In de eerste weken na mijn bevalling vond ik borstvoeding een crime, wilde ik vooral zo snel mogelijk stoppen, ik vond er niets feministisch aan en kon me bovendien niet voorstellen dat ik ooit in staat zou zijn om publiekelijk te voeden. Ik, zo onhandig als ik ben, met in mijn achterhoofd verhalen van vrouwen die uit cafés waren gestuurd omdat ze borstvoeding gaven. Het idee van de moeder die haar borst zonder gêne ontbloot terwijl ze midden op het terras druk vertelt over haar bloederige bevalling is alomtegenwoordig. Zoals mijn vader bot zei: ‘Bah, die vrouwen die openlijk borstvoeding geven, dat hoef ik toch niet te zien als ik zit te eten. Het lijkt wel alsof ze er een kick uithalen.’ Ik moest onlangs weer aan die opmerking denken en realiseerde me dat ik nog geen één keer een vrouw op die manier borstvoeding heb zien geven. Integendeel, ik zie amper vrouwen buitenshuis borstvoeding geven.

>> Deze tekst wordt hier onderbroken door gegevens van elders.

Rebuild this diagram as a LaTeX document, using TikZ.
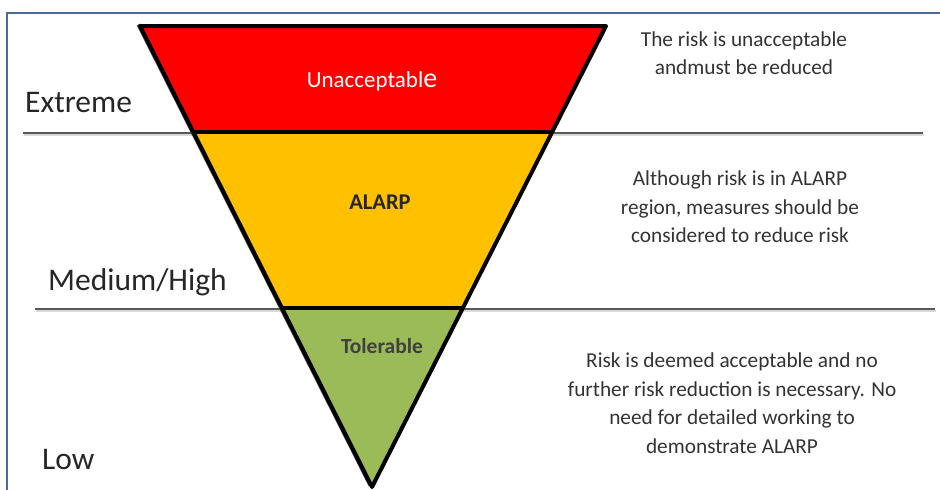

In de loop van de maanden begon ik me af te vragen in hoeverre de ontblote borstvoedende moeder een urban myth is, zo eentje waarmee de – al dan niet borstvoedende – moeder subtiel in haar veel te krappe keurslijf wordt gehouden. Want wat als we ons en masse niet meer zouden laten isoleren? Baby’s die meekunnen naar het werk (bij sommige bedrijven een optie, schijnt het), naar de sportschool, in de kroeg. We zouden niet onzichtbaar zijn, maar het tegenovergestelde. Zichtbaar en zelfstandig, zonder een man nodig te hebben na het moment van verwekking. Met dat inzicht begreep ik opeens de groep vrouwen die zich met volle overgave identificeren met het verschildenken. Die groep vrouwen die zegt: de vrouw, dat is zo’n machtig wezen, dáár mag wel wat meer de nadruk op gelegd worden. Dat hoeft geen halfslachtige man te zijn, daar mag best een beetje make-up op, mits ze dat zelf wil. Dat is natuurlijk niets nieuws, dat is een vorm van feminisme die gelukkig al wat jaren meegaat en waar ik zelf ook voor sta.

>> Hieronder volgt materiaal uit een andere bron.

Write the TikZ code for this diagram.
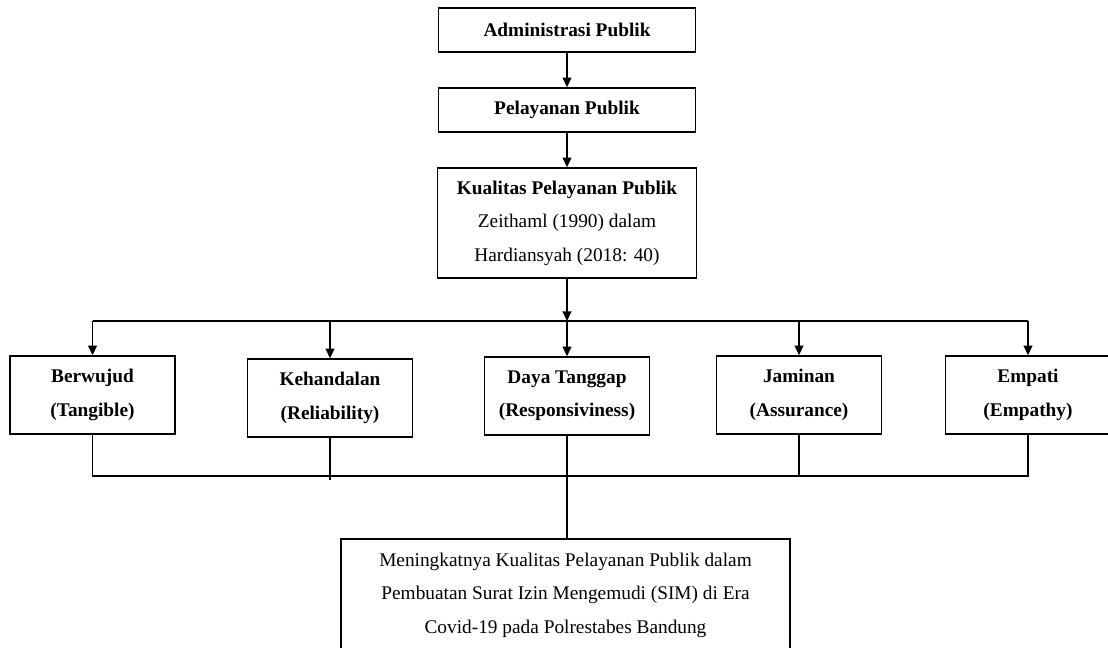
\documentclass[tikz,border=0pt]{standalone}
\usepackage{fontspec}
\setmainfont{Liberation Serif}
\usetikzlibrary{arrows.meta}

\begin{document}
\begin{tikzpicture}[
	x=0.02cm, y=-0.02cm,
	% Define styles for the boxes and the arrows
	box style/.style={draw, line width=0.8pt, align=center, inner sep=0pt, font=\fontsize{11}{19}\selectfont},
	top style/.style={box style, minimum width=5.14cm, minimum height=0.88cm, font=\fontsize{11}{19}\selectfont\bfseries},
	dim style/.style={box style, minimum width=3.3cm, minimum height=1.56cm, font=\fontsize{11}{19}\selectfont\bfseries},
	arrow style/.style={line width=0.8pt, -{Triangle[length=5.5pt, width=5pt]}}
	]
	
	\useasboundingbox (0,0) rectangle (1108,648);
	\clip (0,0) rectangle (1108,648);
	
	% Place the nodes
	\node[top style] (admin) at (567,30) {Administrasi Publik};
	\node[top style] (pelayanan) at (567,110) {Pelayanan Publik};
	\node[box style, minimum width=5.18cm, minimum height=2.2cm] (kualitas) at (567,223)
		{\textbf{Kualitas Pelayanan Publik}\\Zeithaml (1990) dalam\\Hardiansyah (2018: 40)};
	
	\node[dim style] (berwujud) at (92.5,395) {Berwujud\\(Tangible)};
	\node[dim style] (kehandalan) at (330,398) {Kehandalan\\(Reliability)};
	\node[dim style] (daya) at (567,396) {Daya Tanggap\\(Responsiviness)};
	\node[dim style] (jaminan) at (799,395) {Jaminan\\(Assurance)};
	\node[dim style] (empati) at (1028,395) {Empati\\(Empathy)};
	
	\node[box style, minimum width=8.98cm, minimum height=2.24cm] (hasil) at (565.5,595)
		{Meningkatnya Kualitas Pelayanan Publik dalam\\Pembuatan Surat Izin Mengemudi (SIM) di Era\\Covid-19 pada Polrestabes Bandung};
	
	\coordinate (split) at (567,321);
	\coordinate (join) at (567,476);
	
	% --- Draw the edges ---
	\draw[arrow style] (admin) -- (pelayanan);
	\draw[arrow style] (pelayanan) -- (kualitas);
	\draw[arrow style] (kualitas) -- (split);
	\draw[line width=0.8pt] (split -| berwujud) -- (split -| empati);
	\foreach \dim in {berwujud, kehandalan, daya, jaminan, empati}
		\draw[arrow style] (split -| \dim) -- (\dim);
	
	\draw[line width=0.8pt] (berwujud) |- (join) -| (empati);
	\draw[line width=0.8pt] (kehandalan) -- ([yshift=-2pt]kehandalan |- join);
	\draw[line width=0.8pt] (jaminan) -- (jaminan |- join);
	\draw[line width=0.8pt] (daya) -- (daya |- hasil.north);
\end{tikzpicture}
\end{document}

Het echte inzicht kwam toen ik me realiseerde dat ik met mijn dochter zelfvoorzienend ben, en dat die eigenschap eigenlijk vreselijk machtig is. Wij samen kunnen overal heen, de wijde wereld in. Het is even anders dan anders, zo’n kleine kletser in je achterzak, maar de wederkerigheid is eigenlijk een bevrijdende kracht in plaats van een beperking. Maar die gederfde nachtrust dan? Is dat dan geen beperking? Slaap ik niet liever de nacht door? Ja natuurlijk, maar dat is weer een heel ander verhaal.
Ter verduidelijking: Dit gaat voorbij het ideologische – en uiterst problematische - beeld van de vruchtbare vrouw die gemaakt zou zijn om kinderen te baren omdat dat het hoogst haalbare is voor vrouwen. Dat beweer ik allerminst. Dit gaat over wat erna komt, als een vrouw gekozen heeft om van haar vruchtbaarheid gebruik te maken.